Over the weekend, a man holding his two children, ages 1 and 3, jumped off a highway overpass in New Jersey and into the Wanaque River. He died–but thankfully, the children survived this terrifying experience. Who knows what the rest of their lives will be like?
I cannot guess whether the domestic dispute this dad had just experienced, perhaps caused by a fear of his children being taken away in a custody battle, could have prompted the man’s behavior, but I know one thing: An atmosphere of heated domestic disputes is not healthy for children. It is, in an old fashioned word, selfish, for parents to use their children against each other. Whatever the parents’ troubles are, be they legal problems, relationship, health or financial issues–the problems can be worked out and overcome, with help and patience.
When my parents, who were both educated people, had a problem with one another, they took it behind closed doors–out of earshot of the rest of the family. Not only out of respect for each other and their family, but to protect their young children from hearing things they might not understand in the heat of an argument or discussion–and I don’t care how good your marriage is, “air clearings” or misunderstandings happen and are often necessary and are ultimately good agents for change that help marriages grow–provided the fighting is fair, done with care and respect for the person-hood of those involved.
But how often these days are we seeing parents who take a selfless approach when it comes to their children? How many parents stay in stale marriages for the sake of their kids? How many parents try to work it out for the sake of their kids? Important words like duty, responsibility and accountability all come to mind.
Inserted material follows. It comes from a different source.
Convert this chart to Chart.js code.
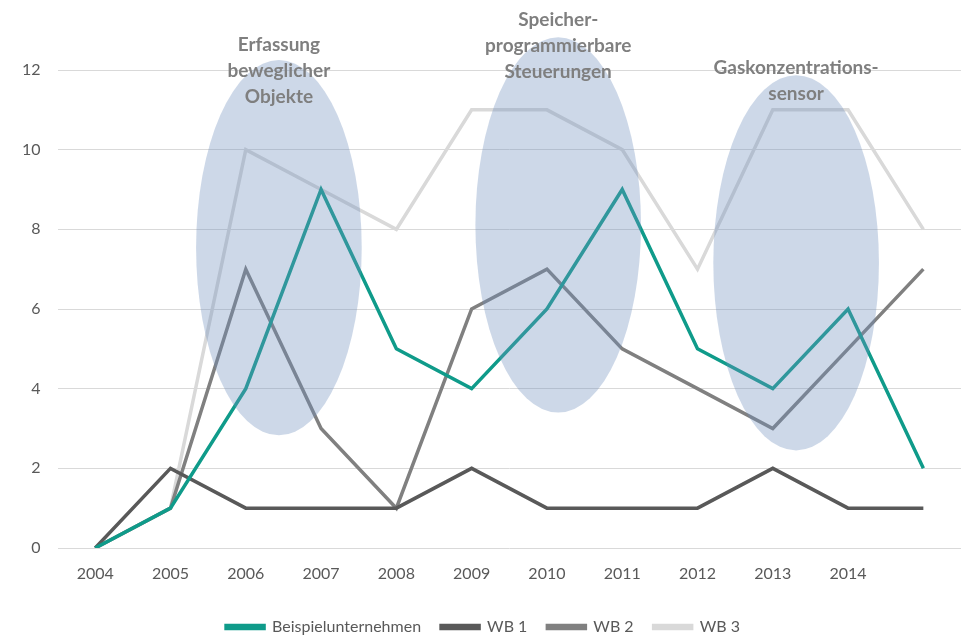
<!DOCTYPE html>
<html>
<head>
<meta charset="utf-8">
<script src="https://cdn.jsdelivr.net/npm/chart.js@4/dist/chart.umd.min.js"></script>
<style>
  html, body { margin: 0; padding: 0; background: #fff; }
  #wrap { width: 961px; height: 635px; }
</style>
</head>
<body>
<div id="wrap"><canvas id="myChart"></canvas></div>
<script>
var years = ['2004', '2005', '2006', '2007', '2008', '2009', '2010', '2011', '2012', '2013', '2014', ''];
var beispiel = [0, 1, 4, 9, 5, 4, 6, 9, 5, 4, 6, 2];
var wb1 = [0, 2, 1, 1, 1, 2, 1, 1, 1, 2, 1, 1];
var wb2 = [0, 1, 7, 3, 1, 6, 7, 5, 4, 3, 5, 7];
var wb3 = [0, 1, 10, 9, 8, 11, 11, 10, 7, 11, 11, 8];
var yTicks = [0, 2, 4, 6, 8, 10, 12];

// highlighted periods: centre (category index, value), half width (categories), half height (values)
var ellipses = [
    { x: 2.44, y: 7.54, rx: 1.1, ry: 4.71, text: ['Erfassung', 'beweglicher', 'Objekte'], ty: 12.63 },
    { x: 6.15, y: 8.11, rx: 1.1, ry: 4.71, text: ['Speicher-', 'programmierbare', 'Steuerungen'], ty: 13.27 },
    { x: 9.31, y: 7.16, rx: 1.1, ry: 4.71, text: ['Gaskonzentrations-', 'sensor'], ty: 12.05 }
];

var ellipsePlugin = {
    id: 'ellipses',
    afterDatasetsDraw: function (chart) {
        var c = chart.ctx;
        var xs = chart.scales.x, ys = chart.scales.y;
        var step = xs.getPixelForValue(1) - xs.getPixelForValue(0);
        var unit = ys.getPixelForValue(0) - ys.getPixelForValue(1);
        c.save();
        ellipses.forEach(function (e) {
            var cx = xs.getPixelForValue(0) + e.x * step;
            var cy = ys.getPixelForValue(e.y);
            c.beginPath();
            c.ellipse(cx, cy, e.rx * step, e.ry * unit, 0, 0, Math.PI * 2);
            c.fillStyle = 'rgba(112, 144, 190, 0.35)';
            c.fill();
        });
        c.fillStyle = '#7f7f7f';
        c.font = 'bold 19px Lato, "Open Sans", sans-serif';
        c.textAlign = 'center';
        c.textBaseline = 'middle';
        ellipses.forEach(function (e) {
            var cx = xs.getPixelForValue(0) + e.x * step;
            var ty = ys.getPixelForValue(e.ty);
            e.text.forEach(function (t, i) {
                c.fillText(t, cx, ty + i * 26);
            });
        });
        c.restore();
    }
};

var ctx = document.getElementById('myChart').getContext('2d');
var myChart = new Chart(ctx, {
    type: 'line',
    data: {
        labels: years,
        datasets: [
            { label: 'Beispielunternehmen', data: beispiel, borderColor: '#0f9b8a', backgroundColor: '#0f9b8a' },
            { label: 'WB 1', data: wb1, borderColor: '#595959', backgroundColor: '#595959' },
            { label: 'WB 2', data: wb2, borderColor: '#808080', backgroundColor: '#808080' },
            { label: 'WB 3', data: wb3, borderColor: '#d9d9d9', backgroundColor: '#d9d9d9' }
        ]
    },
    options: {
        responsive: true,
        maintainAspectRatio: false,
        animation: false,
        elements: {
            line: { borderWidth: 3.5, tension: 0, borderJoinStyle: 'miter' },
            point: { radius: 0, hoverRadius: 0 }
        },
        layout: { padding: { top: 70, left: 5, right: 0, bottom: 0 } },
        scales: {
            x: {
                offset: true,
                grid: { display: false, drawTicks: false },
                border: { display: false },
                ticks: { color: '#595959', font: { size: 16, family: 'Lato, "Open Sans", sans-serif' }, padding: 16, maxRotation: 0, autoSkip: false },
                afterFit: function (scale) { scale.height = 51; }
            },
            y: {
                min: 0,
                max: 12,
                afterBuildTicks: function (axis) {
                    axis.ticks = yTicks.map(function (v) { return { value: v }; });
                },
                grid: { color: '#d9d9d9', lineWidth: 1, drawTicks: false },
                border: { display: false },
                ticks: { color: '#595959', font: { size: 16, family: 'Lato, "Open Sans", sans-serif' }, padding: 17 }
            }
        },
        plugins: {
            tooltip: { enabled: false },
            legend: {
                position: 'bottom',
                maxHeight: 36,
                labels: {
                    boxWidth: 38,
                    boxHeight: 3,
                    padding: 20,
                    color: '#595959',
                    font: { size: 16, family: 'Lato, "Open Sans", sans-serif' }
                }
            }
        }
    },
    plugins: [ellipsePlugin]
});
</script>
</body>
</html>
In addition, when substances enter into the equation, there are added problems and disputes. Parents who are deeply involved in drugs and alcohol cannot be good partners to each other or good parents to their children–however kind they are when they are sober. Children should not have to be afraid of their parents’ behavior, ever. And bizarre behavior coupled with drug or alcohol abuse is not uncommon.
Last winter, a man in Florida flung his young child over a bridge, to her death, because he was mentally unstable and could not cope with his life situation. In this instance, his little daughter became a hostage. If he had taken himself out of that situation, gotten some help in some manner, the outcome would have been better, for himself, for his wife and their child. Aberrant behavior, whether it is caused by stress, mental illness or is drug-or-alcohol abuse-related, children in a family suffer for it. And when an erring parent sobers up or “comes to” and realizes what they have done in the heat of argument or the depths of despair– they must live with the result and society’s punishment which will undoubtedly follow. Still, it is the children who live in emotional chaos who suffer the most.
If you as a parent, caregiver or family member are aware that there is a situation in your family, in your neighborhood; if you suspect drug or alcohol abuse is taking its toll on a child or children involved, it’s no shame to get that family some help through some type of intervention. You may save their lives, their children’s lives, you might even save a marriage. If you see something, say something, talk to a pastor or trusted family friend, contact the authorities. Children’s safety and perhaps even their very lives hang in the balance. Do you want to be the person who says, “I saw, but I did nothing.”?